Prior to the issuance of share certificates it should be considered whether it makes sense for the company to issue such. Risks may be attached to a share certificate if, e.g., it gets stolen or lost. In such a case a third person might claim that the rights attached to the shares belong to him/her. A dispute arising from the unclear status of share ownership is usually expensive as well as time consuming and the result thereof is uncertain.
A share certificate is practical mainly in companies where it is essential to transfer and pledge shares. A share certificate may govern one or several shares. It may be issued only after full payment for the relevant share has been made. An interim certificate may be issued prior to this.
The company’s share certificates shall include following contents:
notation of the company’s business name registered with the Trade Register;
registered office of the company; the company’s address, its business identity code and possible liquidation status;
number of the share certificate;
the serial numbers of the shares or the quantity of shares;
the share class, if the company may have several share classes;
further, possible consent and redemption clauses included in the company’s articles of association, or a statement thereof, shall be included in the share certificates. In the absence of such statement, the members of the board of directors may become liable for damages in the event the transferee of the shares suffers a loss due to the absence of the statement.
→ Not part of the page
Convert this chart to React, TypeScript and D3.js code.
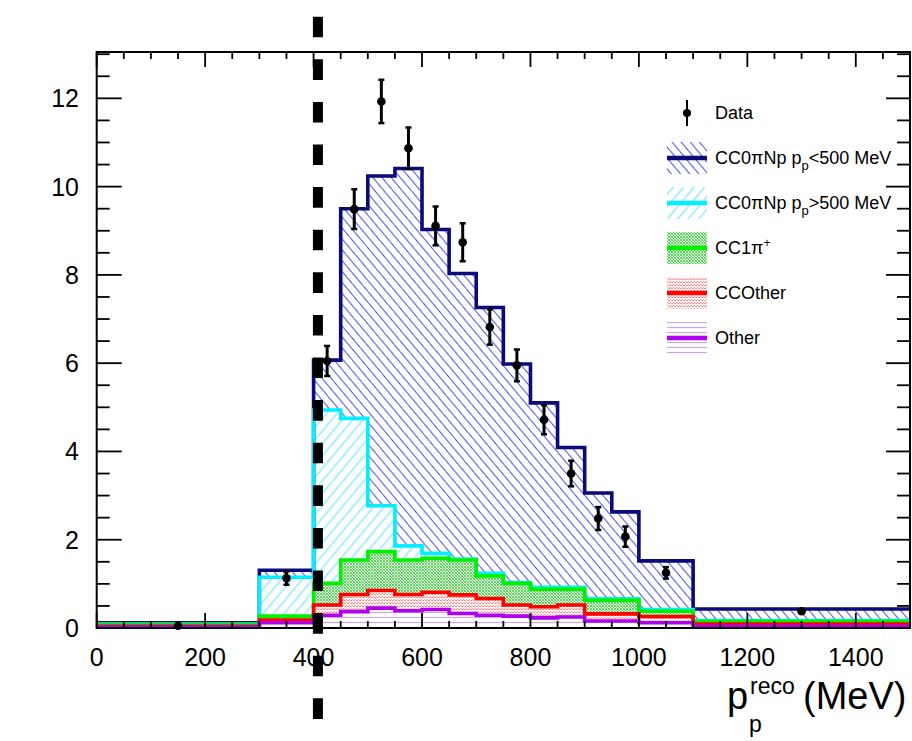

Damages to be compensated might include, e.g., such resulting from the absence of a consent clause in accordance with the articles of association where the company does not give its consent to the transfer of shares.
The share certificate shall be dated and signed by the Board of Directors or a person duly authorized by the Board of Directors. The signature may be printed or reproduced in a comparable manner.
The share certificate shall without delay be marked in an appropriate manner, when:
the share is cancelled;
assets are distributed or shares issued against the presentation of the share certificate; or
a certificate is issued against the presentation of the share certificate.
The company may not automatically issue a new share certificate in case the old one has been lost or damaged. The old share certificate must first be cancelled. By cancelling is meant that the document is declared invalid. The district court may on petition cancel a document according to Act on Cancellation of Documents whereupon all the rights relating to the document are removed.
If the share certificate is issued as a replacement for a cancelled share certificate, this shall be mentioned in the share certificate.